**Your instructions:** Give a count of the lines below that have the string "chart" in them, with no other words.
─── Data
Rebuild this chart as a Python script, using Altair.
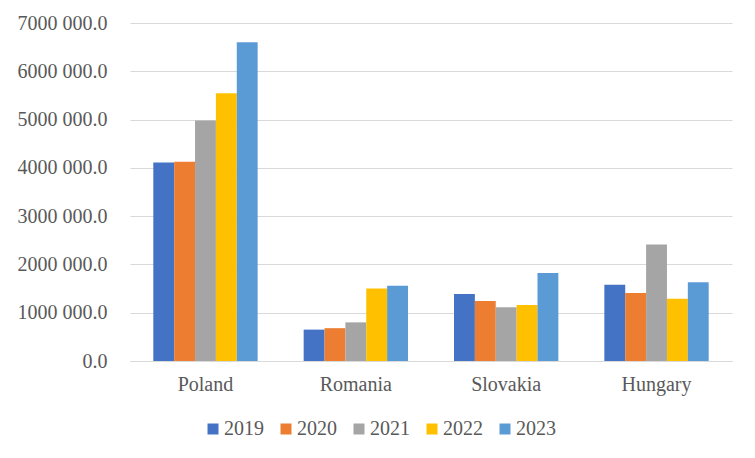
import altair as alt
import pandas as pd

countries = ["Poland", "Romania", "Slovakia", "Hungary"]
years = ["2019", "2020", "2021", "2022", "2023"]
v2019 = [4110000, 650000, 1385000, 1580000]
v2020 = [4125000, 680000, 1245000, 1410000]
v2021 = [4980000, 800000, 1115000, 2415000]
v2022 = [5545000, 1500000, 1160000, 1287000]
v2023 = [6600000, 1560000, 1820000, 1633000]
colors = ["#4472C4", "#ED7D31", "#A5A5A5", "#FFC000", "#5B9BD5"]
y_ticks = [0, 1000000, 2000000, 3000000, 4000000, 5000000, 6000000, 7000000]

series = [v2019, v2020, v2021, v2022, v2023]
rows = []
for yr, vals in zip(years, series):
    for c, v in zip(countries, vals):
        rows.append({"country": c, "year": yr, "value": v})
df = pd.DataFrame(rows)

FONT = "Liberation Serif, Times New Roman, serif"
TXT = "#595959"

chart = alt.Chart(df).mark_bar().encode(
    x=alt.X("country:N", sort=countries, title=None,
            scale=alt.Scale(paddingInner=0.306, paddingOuter=0.155),
            axis=alt.Axis(labelAngle=0, ticks=False, domainColor="#d9d9d9",
                          labelPadding=13, labelFontSize=20, labelFont=FONT,
                          labelColor=TXT, grid=False)),
    xOffset=alt.XOffset("year:N", sort=years, scale=alt.Scale(paddingInner=0, paddingOuter=0)),
    y=alt.Y("value:Q", title=None,
            scale=alt.Scale(domain=[0, 7000000], nice=False),
            axis=alt.Axis(values=y_ticks, domain=False, ticks=False, labelPadding=23,
                          labelFontSize=20, labelFont=FONT, labelColor=TXT,
                          gridColor="#d9d9d9", gridWidth=1,
                          labelExpr="datum.value == 0 ? '0.0' : format(datum.value / 1000000, 'd') + '000 000.0'")),
    color=alt.Color("year:N", sort=years, title=None,
                    scale=alt.Scale(domain=years, range=colors),
                    legend=alt.Legend(orient="none", direction="horizontal",
                                      legendX=73, legendY=396,
                                      symbolType="square", symbolSize=121,
                                      symbolStrokeWidth=0, labelOffset=1,
                                      columnPadding=12, labelFontSize=20,
                                      labelFont=FONT, labelColor=TXT)),
).properties(
    width=602, height=338,
    autosize="none",
    padding={"left": 122, "top": 15, "right": 15, "bottom": 89},
).configure(
    background="white", font=FONT
).configure_view(stroke=None)

chart.save("out.html", embed_options={"renderer": "svg", "actions": False})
──────
**Answer to this task:** 3